The Attempt at a Solution

Apologies for blurry camera picture, I still don't know latex.
I solved the right equation for y, then took the derivative, and plugged both back into the left equation. I've been looking at this for about half an hour and I can't figure out where I've gone wrong.

edit: the answer says that it is an implicit solution

 

[Dick]

You should probably try using implicit differentiation, like your title suggests. If e^(2x)+e^(2y)=1 then 2*e^(2x)+2*y'*e^(2y)=0 differentiating both sides by x, right? Solve for y' and substitute into the differential equation. It's often a lot easier then solving for y (which might not even be possible) and then differentiating.

 

[micromass]

Hi df606!

You wrote something like this two times:

e^{\frac{1}{2}\log(1-e^{2x})}=\sqrt{e}(1-e^{2x})

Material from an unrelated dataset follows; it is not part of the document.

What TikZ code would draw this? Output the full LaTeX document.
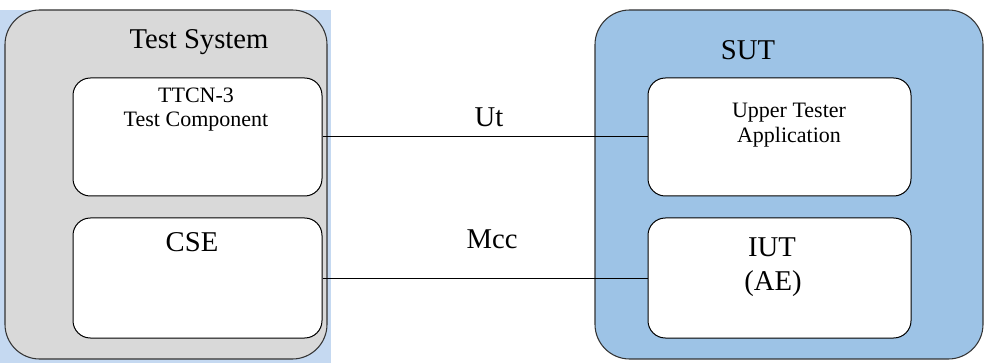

You seem to be doing e^{ab}=e^ae^b, which is of course incorrect. The correct formula is

e^{\frac{1}{2}\log(1-e^{2x})}=\left( e^{\log(1-e^{2x})}\right)^{1/2}=\sqrt{1-e^{2x}}

I did not check from there on...

 

[df606]

Aha! Thank you micromass. I figured I was doing something like that. However, after doing what Dick suggested, the problem became incredibly simple, and I find it rather hilarious that I didn't try doing that earlier.